Lifted
By Bill Manhire
(Victoria University Press $24.95)
Oooooo..!!!
By Hone Tuwhare
(Steel Roberts $24.95)
Voice Carried My Family
By Robert Sullivan
(Auckland University Press $21.99)
Cover Stories
By Stephanie de Montalk
(Victoria University Press $24.95)
A Box of Bees
By Emily Dobson
(Victoria University Press $17.95)
Afternoon of an Evening Train
By Gregory O'Brien
(Victoria University Press $24.95)
Red Leaves
By Diana Bridge
(Auckland University Press $21.99)
An endless stream of poetry publications flows from those few of the nation's publishers who support this important but essentially uncommercial medium. In most cases (including all but two of the above titles) Creative New Zealand helps out with a grant, usually of $2000-$3000. Generally, this goes towards reducing the retail cost of each copy by $4-$6 so the small but dedicated poetry-reading public at least gets some benefit from its tax dollars.
University presses, such as those of Auckland and Victoria who publish most of the best poets, are themselves subsidised by the institutions whose names they bear, and they in turn further subsidise the publication of poetry by their better-selling titles in fiction or non-fiction. Print runs are small, often as few as 500 copies, seldom more than 1000.
Nobody makes any significant money out of this activity; neither the publishers, nor the booksellers, and certainly not the poets. If an edition of 500 sells out — a rare but not unknown event — the poet might receive royalties of $1000 or so, for work which may have taken several years to assemble.
If this seems like a melancholy recital of facts about a moribund medium, it isn't really. On the contrary, poetry might be said to be thriving. The titles listed here were selected from around four times that number published in recent months.
So, thanks to a benevolent state, some far-sighted institutions and individuals within the publishing sector, occasional support from the print and electronic media, and the "fit audience though few", in Milton's immortal phrase, that the better poets reach, the ancient and noble art of poetry, that began (as T.S. Eliot once said) "with the beating of a drum in the jungle" continues to survive, intrigue and delight in this country as elsewhere.
And, significantly, it does so somewhere below the radar of a market economy. The poets can write what they like, blissfully free of market pressures and demands, and according to their own dictates and predilections.
Of the poets whose titles are listed here, Hone Tuwhare and Bill Manhire are icons of our poetry whose work is loved by many.

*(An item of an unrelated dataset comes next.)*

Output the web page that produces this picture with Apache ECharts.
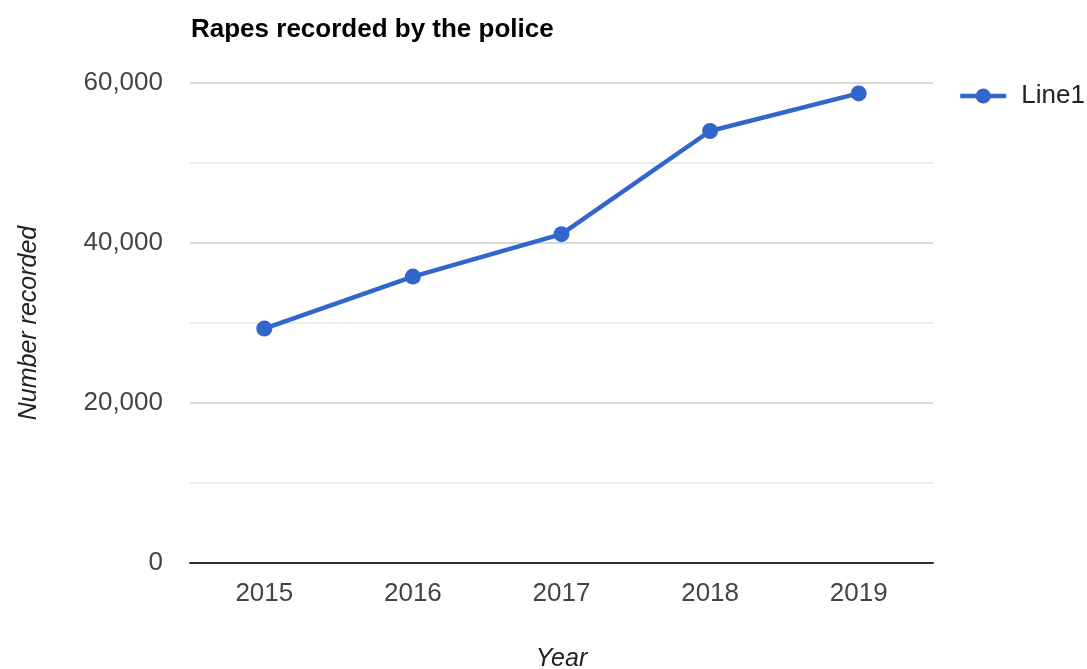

Manhire is in darkly brilliant form in a death-haunted but scintillating collection, whereas Tuwhare is far below his best though still indestructibly vigorous in his 80s.
O'Brien, de Montalk, Sullivan and Bridge are good mid-career writers, all writing effectively on distinctive and now well-established personal pathways. Emily Dobson is a highly promising new-comer who writes engagingly about bees and beekeeping. One to watch out for.